* Short problem
Quote the listing below in its entirety, omitting every image.

[start]

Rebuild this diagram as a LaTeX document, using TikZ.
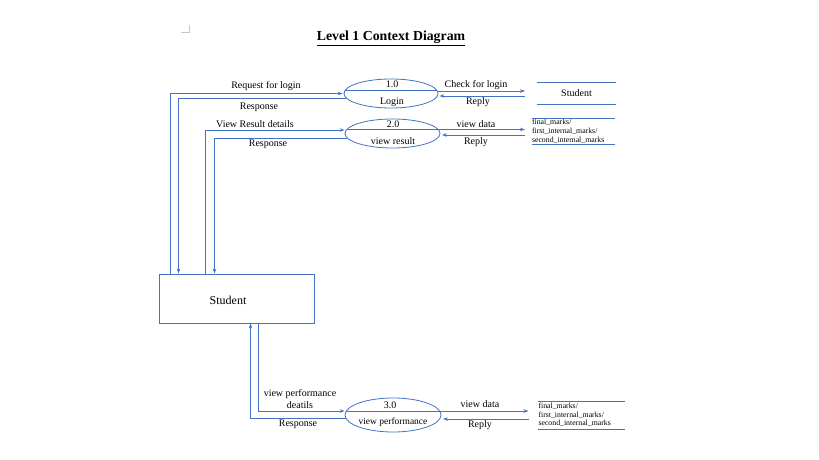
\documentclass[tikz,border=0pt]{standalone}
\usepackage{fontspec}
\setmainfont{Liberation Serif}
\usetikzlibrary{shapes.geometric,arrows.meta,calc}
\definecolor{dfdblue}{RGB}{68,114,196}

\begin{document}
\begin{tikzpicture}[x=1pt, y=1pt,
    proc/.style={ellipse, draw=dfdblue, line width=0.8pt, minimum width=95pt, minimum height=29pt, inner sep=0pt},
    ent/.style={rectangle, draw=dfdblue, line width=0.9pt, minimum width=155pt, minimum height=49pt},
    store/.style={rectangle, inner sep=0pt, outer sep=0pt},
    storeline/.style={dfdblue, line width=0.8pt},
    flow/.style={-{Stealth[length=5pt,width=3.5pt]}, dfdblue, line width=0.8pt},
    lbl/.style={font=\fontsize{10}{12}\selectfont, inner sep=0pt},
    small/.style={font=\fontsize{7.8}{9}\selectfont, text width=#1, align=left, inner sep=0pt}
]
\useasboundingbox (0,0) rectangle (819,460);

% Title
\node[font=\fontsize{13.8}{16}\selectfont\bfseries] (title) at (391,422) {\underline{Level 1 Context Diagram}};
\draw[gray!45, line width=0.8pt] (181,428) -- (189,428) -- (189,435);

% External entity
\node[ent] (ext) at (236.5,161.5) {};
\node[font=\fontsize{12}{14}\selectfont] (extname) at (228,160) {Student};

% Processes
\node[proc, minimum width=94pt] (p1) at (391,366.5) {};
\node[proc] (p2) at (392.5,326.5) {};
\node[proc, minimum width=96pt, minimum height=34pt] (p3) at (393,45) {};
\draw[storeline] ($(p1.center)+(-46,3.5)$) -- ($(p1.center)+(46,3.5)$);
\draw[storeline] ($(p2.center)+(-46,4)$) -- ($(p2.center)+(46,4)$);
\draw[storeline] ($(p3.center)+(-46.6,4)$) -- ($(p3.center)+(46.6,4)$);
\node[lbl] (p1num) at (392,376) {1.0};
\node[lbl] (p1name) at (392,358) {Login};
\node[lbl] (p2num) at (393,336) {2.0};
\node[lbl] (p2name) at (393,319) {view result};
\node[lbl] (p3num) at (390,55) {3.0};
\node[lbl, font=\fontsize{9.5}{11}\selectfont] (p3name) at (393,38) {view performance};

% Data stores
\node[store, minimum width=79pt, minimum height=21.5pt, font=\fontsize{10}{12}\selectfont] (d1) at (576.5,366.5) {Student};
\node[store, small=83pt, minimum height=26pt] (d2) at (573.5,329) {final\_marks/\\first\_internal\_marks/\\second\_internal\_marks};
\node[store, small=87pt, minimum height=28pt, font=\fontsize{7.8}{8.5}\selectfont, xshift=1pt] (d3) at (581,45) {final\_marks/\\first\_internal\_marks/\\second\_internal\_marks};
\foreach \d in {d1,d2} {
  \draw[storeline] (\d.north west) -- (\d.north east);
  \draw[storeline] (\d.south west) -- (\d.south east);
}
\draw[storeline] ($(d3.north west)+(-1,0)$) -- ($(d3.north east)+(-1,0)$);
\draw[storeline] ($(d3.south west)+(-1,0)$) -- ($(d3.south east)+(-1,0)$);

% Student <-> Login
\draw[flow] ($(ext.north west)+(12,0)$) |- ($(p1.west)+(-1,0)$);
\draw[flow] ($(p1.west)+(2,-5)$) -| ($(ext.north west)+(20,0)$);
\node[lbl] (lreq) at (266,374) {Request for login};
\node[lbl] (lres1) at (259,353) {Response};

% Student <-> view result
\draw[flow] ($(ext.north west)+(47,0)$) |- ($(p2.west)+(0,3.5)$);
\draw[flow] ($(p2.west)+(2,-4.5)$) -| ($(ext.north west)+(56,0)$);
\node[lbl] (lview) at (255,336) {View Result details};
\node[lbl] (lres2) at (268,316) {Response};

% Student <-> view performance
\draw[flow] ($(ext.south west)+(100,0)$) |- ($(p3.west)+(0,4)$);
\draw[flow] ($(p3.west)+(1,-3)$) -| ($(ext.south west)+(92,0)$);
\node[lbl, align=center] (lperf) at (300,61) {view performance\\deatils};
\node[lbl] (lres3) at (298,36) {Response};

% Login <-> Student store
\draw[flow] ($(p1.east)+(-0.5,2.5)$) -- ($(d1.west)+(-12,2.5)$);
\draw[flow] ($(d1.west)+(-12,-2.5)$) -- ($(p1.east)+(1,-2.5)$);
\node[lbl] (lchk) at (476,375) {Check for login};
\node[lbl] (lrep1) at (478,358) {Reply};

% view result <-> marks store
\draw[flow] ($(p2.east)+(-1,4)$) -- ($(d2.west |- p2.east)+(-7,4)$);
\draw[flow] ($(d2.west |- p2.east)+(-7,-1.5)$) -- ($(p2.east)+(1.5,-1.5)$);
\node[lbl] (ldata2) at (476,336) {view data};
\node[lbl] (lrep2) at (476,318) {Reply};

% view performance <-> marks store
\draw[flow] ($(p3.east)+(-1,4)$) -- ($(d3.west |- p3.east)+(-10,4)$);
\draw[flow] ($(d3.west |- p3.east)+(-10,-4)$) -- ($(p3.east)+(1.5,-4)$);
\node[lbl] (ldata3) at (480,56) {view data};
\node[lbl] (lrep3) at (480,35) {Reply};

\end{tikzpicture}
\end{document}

[end]

* Complete answer
Rebuild this diagram as a LaTeX document, using TikZ.
\documentclass[tikz,border=0pt]{standalone}
\usepackage{fontspec}
\setmainfont{Liberation Serif}
\usetikzlibrary{shapes.geometric,arrows.meta,calc}
\definecolor{dfdblue}{RGB}{68,114,196}

\begin{document}
\begin{tikzpicture}[x=1pt, y=1pt,
    proc/.style={ellipse, draw=dfdblue, line width=0.8pt, minimum width=95pt, minimum height=29pt, inner sep=0pt},
    ent/.style={rectangle, draw=dfdblue, line width=0.9pt, minimum width=155pt, minimum height=49pt},
    store/.style={rectangle, inner sep=0pt, outer sep=0pt},
    storeline/.style={dfdblue, line width=0.8pt},
    flow/.style={-{Stealth[length=5pt,width=3.5pt]}, dfdblue, line width=0.8pt},
    lbl/.style={font=\fontsize{10}{12}\selectfont, inner sep=0pt},
    small/.style={font=\fontsize{7.8}{9}\selectfont, text width=#1, align=left, inner sep=0pt}
]
\useasboundingbox (0,0) rectangle (819,460);

% Title
\node[font=\fontsize{13.8}{16}\selectfont\bfseries] (title) at (391,422) {\underline{Level 1 Context Diagram}};
\draw[gray!45, line width=0.8pt] (181,428) -- (189,428) -- (189,435);

% External entity
\node[ent] (ext) at (236.5,161.5) {};
\node[font=\fontsize{12}{14}\selectfont] (extname) at (228,160) {Student};

% Processes
\node[proc, minimum width=94pt] (p1) at (391,366.5) {};
\node[proc] (p2) at (392.5,326.5) {};
\node[proc, minimum width=96pt, minimum height=34pt] (p3) at (393,45) {};
\draw[storeline] ($(p1.center)+(-46,3.5)$) -- ($(p1.center)+(46,3.5)$);
\draw[storeline] ($(p2.center)+(-46,4)$) -- ($(p2.center)+(46,4)$);
\draw[storeline] ($(p3.center)+(-46.6,4)$) -- ($(p3.center)+(46.6,4)$);
\node[lbl] (p1num) at (392,376) {1.0};
\node[lbl] (p1name) at (392,358) {Login};
\node[lbl] (p2num) at (393,336) {2.0};
\node[lbl] (p2name) at (393,319) {view result};
\node[lbl] (p3num) at (390,55) {3.0};
\node[lbl, font=\fontsize{9.5}{11}\selectfont] (p3name) at (393,38) {view performance};

% Data stores
\node[store, minimum width=79pt, minimum height=21.5pt, font=\fontsize{10}{12}\selectfont] (d1) at (576.5,366.5) {Student};
\node[store, small=83pt, minimum height=26pt] (d2) at (573.5,329) {final\_marks/\\first\_internal\_marks/\\second\_internal\_marks};
\node[store, small=87pt, minimum height=28pt, font=\fontsize{7.8}{8.5}\selectfont, xshift=1pt] (d3) at (581,45) {final\_marks/\\first\_internal\_marks/\\second\_internal\_marks};
\foreach \d in {d1,d2} {
  \draw[storeline] (\d.north west) -- (\d.north east);
  \draw[storeline] (\d.south west) -- (\d.south east);
}
\draw[storeline] ($(d3.north west)+(-1,0)$) -- ($(d3.north east)+(-1,0)$);
\draw[storeline] ($(d3.south west)+(-1,0)$) -- ($(d3.south east)+(-1,0)$);

% Student <-> Login
\draw[flow] ($(ext.north west)+(12,0)$) |- ($(p1.west)+(-1,0)$);
\draw[flow] ($(p1.west)+(2,-5)$) -| ($(ext.north west)+(20,0)$);
\node[lbl] (lreq) at (266,374) {Request for login};
\node[lbl] (lres1) at (259,353) {Response};

% Student <-> view result
\draw[flow] ($(ext.north west)+(47,0)$) |- ($(p2.west)+(0,3.5)$);
\draw[flow] ($(p2.west)+(2,-4.5)$) -| ($(ext.north west)+(56,0)$);
\node[lbl] (lview) at (255,336) {View Result details};
\node[lbl] (lres2) at (268,316) {Response};

% Student <-> view performance
\draw[flow] ($(ext.south west)+(100,0)$) |- ($(p3.west)+(0,4)$);
\draw[flow] ($(p3.west)+(1,-3)$) -| ($(ext.south west)+(92,0)$);
\node[lbl, align=center] (lperf) at (300,61) {view performance\\deatils};
\node[lbl] (lres3) at (298,36) {Response};

% Login <-> Student store
\draw[flow] ($(p1.east)+(-0.5,2.5)$) -- ($(d1.west)+(-12,2.5)$);
\draw[flow] ($(d1.west)+(-12,-2.5)$) -- ($(p1.east)+(1,-2.5)$);
\node[lbl] (lchk) at (476,375) {Check for login};
\node[lbl] (lrep1) at (478,358) {Reply};

% view result <-> marks store
\draw[flow] ($(p2.east)+(-1,4)$) -- ($(d2.west |- p2.east)+(-7,4)$);
\draw[flow] ($(d2.west |- p2.east)+(-7,-1.5)$) -- ($(p2.east)+(1.5,-1.5)$);
\node[lbl] (ldata2) at (476,336) {view data};
\node[lbl] (lrep2) at (476,318) {Reply};

% view performance <-> marks store
\draw[flow] ($(p3.east)+(-1,4)$) -- ($(d3.west |- p3.east)+(-10,4)$);
\draw[flow] ($(d3.west |- p3.east)+(-10,-4)$) -- ($(p3.east)+(1.5,-4)$);
\node[lbl] (ldata3) at (480,56) {view data};
\node[lbl] (lrep3) at (480,35) {Reply};

\end{tikzpicture}
\end{document}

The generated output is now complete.